In 2010, the Supreme Court ruled that cities and states may not abridge “the right to possess a handgun in the home for the purpose of self-defense.” It has not heard a Second Amendment case since, leaving most lower courts to assume that the right to bear arms applies “in the home,” as the justices ruled. But on Tuesday, the court agreed to review a New York City law that limits gun owners’ ability to transport their guns outside the home. And it appears quite likely that the new conservative majority will, for the very first time, extend the Second Amendment beyond the front door and out into the streets, unleashing lower courts to strike down long-standing restrictions on the public carrying of firearms.
The case at hand, New York State Rifle & Pistol Association v. New York, is an ideal vehicle for gun-rights activists. Since 2008’s D.C. v. Heller and 2010’s McDonald v. Chicago, groups like the National Rifle Association have urged the courts to create a constitutional right to public carry. The goal is to prohibit the government from barring “concealed carry” and “open carry” of firearms, allowing most Americans to possess a gun in public, whether it’s hidden or flaunted. Results have been mixed. The U.S. Court of Appeals for the District of Columbia Circuit found a right to concealed carry outside the home. So did the 7th U.S. Circuit Court of Appeals. The 2nd U.S. Circuit Court of Appeals, by contrast, found no Second Amendment right to carry a concealed handgun in public. And the 9th U.S. Circuit Court of Appeals has split the baby, upholding limitations on concealed carry while invalidating restrictions on open carry.

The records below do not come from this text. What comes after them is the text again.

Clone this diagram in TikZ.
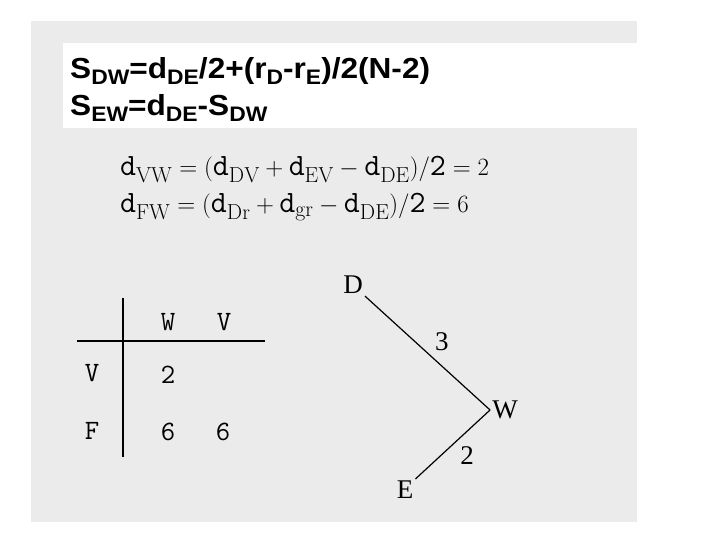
\documentclass[tikz,border=0pt]{standalone}
\usepackage{fontspec}
\newfontfamily\arialfont{Liberation Sans}
\newfontfamily\timesfont{Liberation Serif}
\definecolor{scangray}{RGB}{235,235,235}
\newcommand\dn[1]{\raisebox{-6pt}{\fontsize{21}{21}\selectfont #1}}
\newcommand\dd[1]{\mathtt{d}_{\mathrm{#1}}}
\newcommand\widen[1]{\scalebox{1.09}[1]{#1}}
\tikzset{
  toptext/.style={font=\arialfont\bfseries\fontsize{29}{29}\selectfont,inner sep=0pt,anchor=base west},
  formula/.style={font=\fontsize{31}{31}\selectfont,inner sep=0pt,anchor=base west},
  cell/.style={font=\ttfamily\fontsize{28}{28}\selectfont,inner sep=0pt},
  leaf/.style={font=\timesfont\fontsize{27}{27}\selectfont,inner sep=2pt}
}

\begin{document}
\begin{tikzpicture}[x=1pt,y=-1pt]
\useasboundingbox[fill=white] (0,0) rectangle (720,540);
\fill[scangray] (31,21) rectangle (637,522);
\fill[white] (63,43) rectangle (637,128);

  \node[toptext] (sdw) at (70,79) {\widen{S\dn{DW}=d\dn{DE}/2+(r\dn{D}-r\dn{E})/2(N-2)}};
  \node[toptext] (sew) at (70,116) {\widen{S\dn{EW}=d\dn{DE}-S\dn{DW}}};

  \node[formula] (dvw) at (120,176) {$\dd{VW} = \mathtt{(}\dd{DV} + \dd{EV} - \dd{DE}\mathtt{)/2} = 2$};
  \node[formula] (dfw) at (120,213) {$\dd{FW} = \mathtt{(}\dd{Dr} + \dd{gr} - \dd{DE}\mathtt{)/2} = 6$};

  \draw[line width=1.5pt] (123,298)--(123,457);
  \draw[line width=2pt] (77,341)--(265,341);
  \node[cell] (hw) at (168,322) {W};
  \node[cell] (hv) at (224,322) {V};
  \node[cell] (rv) at (92,373) {V};
  \node[cell] (vw) at (168,375) {2};
  \node[cell] (rf) at (92,431) {F};
  \node[cell] (fw) at (168,432) {6};
  \node[cell] (fv) at (223,432) {6};

  \node[leaf] (D) at (353,285) {D};
  \node[leaf] (W) at (505,410) {W};
  \node[leaf] (E) at (405,490) {E};
  \draw[line width=1.2pt] (D.south east)--(W.west) node[midway,anchor=south west,leaf,xshift=5pt]{3};
  \draw[line width=1.2pt] (W.west)--(E.north east) node[midway,anchor=north west,leaf,xshift=5pt]{2};

 \end{tikzpicture}
\end{document}
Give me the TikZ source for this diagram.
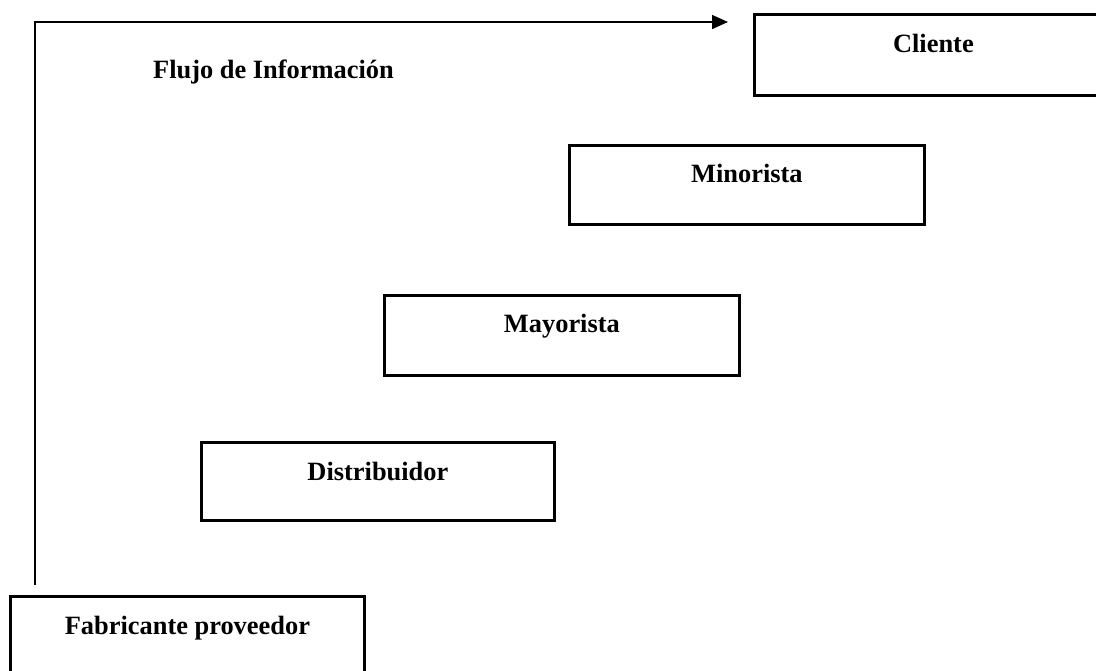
\documentclass[tikz,border=0pt]{standalone}
\usepackage{fontspec}
\setmainfont{Liberation Serif}
\usetikzlibrary{arrows.meta}
\tikzset{
  stage/.style={draw=black, line width=2.8pt, minimum width=#1, minimum height=80pt, inner sep=0pt},
  stagetext/.style={anchor=base, font=\fontsize{26.4}{30}\selectfont\bfseries, inner sep=0pt},
  flow/.style={line width=1.5pt, -{Triangle[length=16pt,width=14pt]}}
}
\begin{document}
\begin{tikzpicture}[x=1pt, y=-1pt]
  \useasboundingbox (0,0) rectangle (1096,670);
  % stages of the chain, from bottom left to top right
  \node[stage=354pt, minimum height=78pt, anchor=north west] (fab) at (9,595) {};
  \node[stagetext] at ([yshift=-39pt]fab.north) {Fabricante proveedor};
  \node[stage=353pt, minimum height=78pt, anchor=north west] (dis) at (200,441) {};
  \node[stagetext] at ([yshift=-39pt]dis.north) {Distribuidor};
  \node[stage=355pt, anchor=north west] (may) at (383,294) {};
  \node[stagetext] at ([yshift=-38pt]may.north) {Mayorista};
  \node[stage=355pt, minimum height=79pt, anchor=north west] (min) at (568,144) {};
  \node[stagetext] at ([yshift=-38pt]min.north) {Minorista};
  \node[stage=358pt, minimum height=81pt, anchor=north west] (cli) at (753,13) {};
  \node[stagetext] at ([yshift=-39pt]cli.north) {Cliente};
  % information flow
  \node[stagetext, anchor=base west] (flujo) at (153,78) {Flujo de Información};
  \coordinate (src) at (35,585);
  \coordinate (dst) at ([xshift=-25pt]cli.west |- 0,22);
  \draw[flow] (src) |- (dst);
\end{tikzpicture}
\end{document}
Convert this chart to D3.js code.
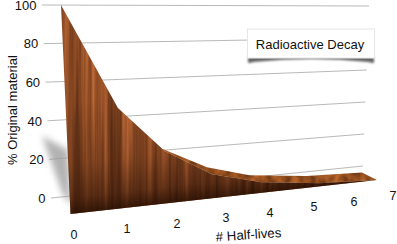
<!DOCTYPE html>
<html><head><meta charset="utf-8">
<script src="https://cdn.jsdelivr.net/npm/d3@7"></script>
<style>html,body{margin:0;background:#fff}svg{display:block}text{font-family:"Liberation Sans",Arial,sans-serif;fill:#111}</style>
</head><body><div id="c"></div>
<script>
const halfLives=[0,1,2,3,4,5,6,7];
const percent=[100,48,25,11.5,5,1.5,0];
const gridValues=[0,20,40,60,80,100];
const chartTitle="Radioactive Decay";
const yTitle="% Original material";
const xTitle="# Half-lives";
const W=397,H=244;
const svg=d3.select("#c").append("svg").attr("width",W).attr("height",H);
// projected back wall
const yL=d3.scaleLinear().domain([0,100]).range([198,5]);
const yR=d3.scaleLinear().domain([0,100]).range([166,6]);
const xL=d3.scaleLinear().domain([0,100]).range([51,42]);
const xR=d3.scaleLinear().domain([0,100]).range([363,369]);
// front face
const fx=d3.scaleLinear().domain([0,1,2,3,4,5,6]).range([70.5,122.5,167,213,262,320,377]);
const fb=d3.scaleLinear().domain([70.5,377]).range([214,180]);
const fh=d3.scaleLinear().domain([0,100]).range([0,209]);
const lean=d3.scaleLinear().domain([0,100]).range([0,-9.5]);
const pt=(i,v)=>[fx(i)+lean(v),fb(fx(i))-fh(v)];
// depth of the top surface
const depthX=d3.scaleLinear().domain([2,3,4,6]).range([-2,-5,-12,-15]);
const depthY=d3.scaleLinear().domain([2,3,4,6]).range([-2,-7,-7,-7.5]);
const defs=svg.append("defs");
const wood=defs.append("filter").attr("id","wood").attr("x",0).attr("y",0).attr("width",1).attr("height",1).attr("color-interpolation-filters","sRGB");
wood.append("feTurbulence").attr("type","fractalNoise").attr("baseFrequency",".2 .004").attr("numOctaves",3).attr("seed",11);
wood.append("feColorMatrix").attr("type","matrix").attr("values",".6 0 0 0 .28  .36 0 0 0 .13  .2 0 0 0 .05  0 0 0 0 1");
const wood2=defs.append("filter").attr("id","wood2").attr("x",0).attr("y",0).attr("width",1).attr("height",1).attr("color-interpolation-filters","sRGB");
wood2.append("feTurbulence").attr("type","fractalNoise").attr("baseFrequency",".12 .1").attr("numOctaves",2).attr("seed",7);
wood2.append("feColorMatrix").attr("type","matrix").attr("values",".6 0 0 0 .28  .38 0 0 0 .12  .2 0 0 0 .02  0 0 0 0 1");
const shade=defs.append("linearGradient").attr("id","shade").attr("gradientUnits","userSpaceOnUse").attr("x1",90).attr("y1",100).attr("x2",102).attr("y2",211);
[[0,"#1c0800",0],[.55,"#1c0800",.22],[.85,"#1c0800",.5],[1,"#1c0800",.82]].forEach(s=>shade.append("stop").attr("offset",s[0]).attr("stop-color",s[1]).attr("stop-opacity",s[2]));
defs.append("filter").attr("id","blur").attr("x","-80%").attr("y","-50%").attr("width","260%").attr("height","200%").append("feGaussianBlur").attr("stdDeviation",3.2);
defs.append("filter").attr("id","blur2").attr("x","-20%").attr("y","-100%").attr("width","140%").attr("height","300%").append("feGaussianBlur").attr("stdDeviation",.9);
// gridlines
svg.append("g").selectAll("line").data(gridValues).join("line")
 .attr("x1",d=>xL(d)).attr("y1",d=>yL(d)).attr("x2",d=>xR(d)).attr("y2",d=>yR(d))
 .attr("stroke","#b9b9b9").attr("stroke-width",1);
// y labels
svg.append("g").selectAll("text").data(gridValues).join("text")
 .attr("x",d=>xL(d)-5.5).attr("y",d=>Math.max(yL(d)+4.7,10.4)).attr("text-anchor","end").attr("font-size",13).text(d=>d);
// soft shadow
svg.append("path").attr("d",d3.line()([[42,136],[68,150],[71,206],[62,192]])+"Z").attr("fill","#999").attr("opacity",.75).attr("filter","url(#blur)");
const line=d3.line();
const idx=d3.range(percent.length);
const frontTop=idx.map(i=>pt(i,percent[i]));
const frontPath=line(frontTop)+"L"+pt(0,0)+"Z";
defs.append("clipPath").attr("id","frontClip").append("path").attr("d",frontPath);
const ribIdx=idx.slice(2);
const ribFront=ribIdx.map(i=>pt(i,percent[i]));
const ribBack=ribIdx.map(i=>{const p=pt(i,percent[i]);return [p[0]+depthX(i),p[1]+depthY(i)];});
defs.append("clipPath").attr("id","ribClip").append("path").attr("d",line(ribBack.concat(ribFront.slice().reverse()))+"Z");
svg.append("g").attr("clip-path","url(#ribClip)").append("rect").attr("x",150).attr("y",130).attr("width",235).attr("height",70).attr("filter","url(#wood2)");
const frontG=svg.append("g").attr("clip-path","url(#frontClip)");
frontG.append("rect").attr("x",50).attr("y",0).attr("width",335).attr("height",220).attr("filter","url(#wood)");
frontG.append("rect").attr("x",50).attr("y",0).attr("width",335).attr("height",220).attr("fill","url(#shade)");
// x labels
const tickX=d3.scaleLinear().domain([0,1,2,3,4,5,6,7]).range([74,127,177,226,270,314,354,393]);
const tickY=d3.scaleLinear().domain([0,7]).range([239,200]);
svg.append("g").selectAll("text").data(halfLives).join("text")
 .attr("x",d=>tickX(d)).attr("y",d=>tickY(d)).attr("text-anchor","middle").attr("font-size",12.5).text(d=>d);
// axis titles
svg.append("text").attr("transform","translate(17,165) rotate(-90)").attr("font-size",13).text(yTitle);
svg.append("text").attr("transform","translate(216,241.5) rotate(-4)").attr("font-size",13.3).text(xTitle);
// callout
const g=svg.append("g");
g.append("path").attr("d","M248,57 L374,57 L374,63 Q372,63 368,62 Q312,56 254,62 Q250,63 248,63Z").attr("fill","#666").attr("filter","url(#blur2)");
g.append("rect").attr("x",247.5).attr("y",29).attr("width",127).attr("height",29).attr("fill","#fff").attr("stroke","#e6e6e6").attr("stroke-width",1);
g.append("text").attr("x",310).attr("y",48.5).attr("text-anchor","middle").attr("font-size",13).text(chartTitle);
</script></body></html>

Despite this circuit split, the Supreme Court has declined to take a public-carry case and resolve the matter once and for all. The main reason appeared to be Justice Anthony Kennedy, who compelled Justice Antonin Scalia to add limiting language to the Heller decision establishing an individual right to bear arms. Given Kennedy’s wobbly support of gun rights, the conservative justices avoided taking a case that might result in a 5–4 decision upholding public-carry bans. Now Kennedy is gone, replaced by Justice Brett Kavanaugh, a gun-rights enthusiast who takes a breathtakingly expansive view of the Second Amendment. With a firmly pro-gun majority in place, the conservative justices finally seem ready to supercharge Heller.
New York State Rifle may well mark their first step into the breach. The case involves a New York City measure that forbids residents from removing their firearms from their homes, unless they’re taking them to an “authorized small arms range” or “shooting club” within city limits. (There are seven such facilities, including at least one in each borough.) Several residents challenged the law’s constitutionality, arguing that the Second Amendment protects their right to carry guns to other shooting ranges, competitions, and second homes outside the city. In 2018, the Second Circuit upheld the rule, noting that it does not “substantially affect the exercise of core Second Amendment rights”—self-defense with a firearm in the home. Now the justices will evaluate that decision and, I suspect, reverse it.
The case thus marks an effort to inch the Supreme Court toward establishing a right to public carry without forcing the justices to tear down hundreds of laws in a single, sweeping ruling. For a decade, gun advocates have been stymied by the language in Heller and McDonald expressly limiting the Second Amendment to firearms “in the home.” The conservative justices, however, will probably use New York State Rifle to blur that line. If Americans have a constitutional right to take their guns to and from a firing range of their choice, after all, why shouldn’t they be allowed to transport them while traveling elsewhere? If the Constitution safeguards their ability to bring a firearm to and from their second home, why shouldn’t it also protect their right to carry a gun while running errands or visiting friends?
There are good answers to these questions. Right-to-carry laws, like those in Texas, appear to contribute to violent crime and increase homicide rates. Individuals carrying a weapon are more likely to escalate incidents of road rage and domestic conflicts into fatal shootings. Cities and states have a strong interest in curbing individuals’ ability to bring deadly weapons into the streets. And when New York City did allow residents to take their weapons to shooting ranges outside the city, the rule proved extremely difficult to enforce: Gun owners simply carried their weapons around and, when caught, insisted that they were heading to target practice.
So there are compelling interests bolstering the New York City law as well as public-carry bans more broadly. But these are interests that the Supreme Court seems poised to ignore. After all, Justices Clarence Thomas and Neil Gorsuch have already announced their belief that the Constitution protects concealed carry. And the conservative justices brushed off public-safety concerns in Heller, writing that the Second Amendment “takes certain policy choices off the table” when the government seeks to protect Americans from gun violence. With Kennedy replaced by a hard-liner, we may soon learn that prohibitions on the public transportation of firearms are another “policy choice” the Constitution does not permit.
Once the Second Amendment is extended beyond the home, public-carry bans generally will be the next to fall. Lower courts, now packed with pro-gun Trump nominees, will swiftly tear down restrictions on concealed and open carry. A central premise of Heller and McDonald—that the Second Amendment protects handguns “in the home”—will be cast aside. New York State Rifle will be the first shot in a coming constitutional revolution.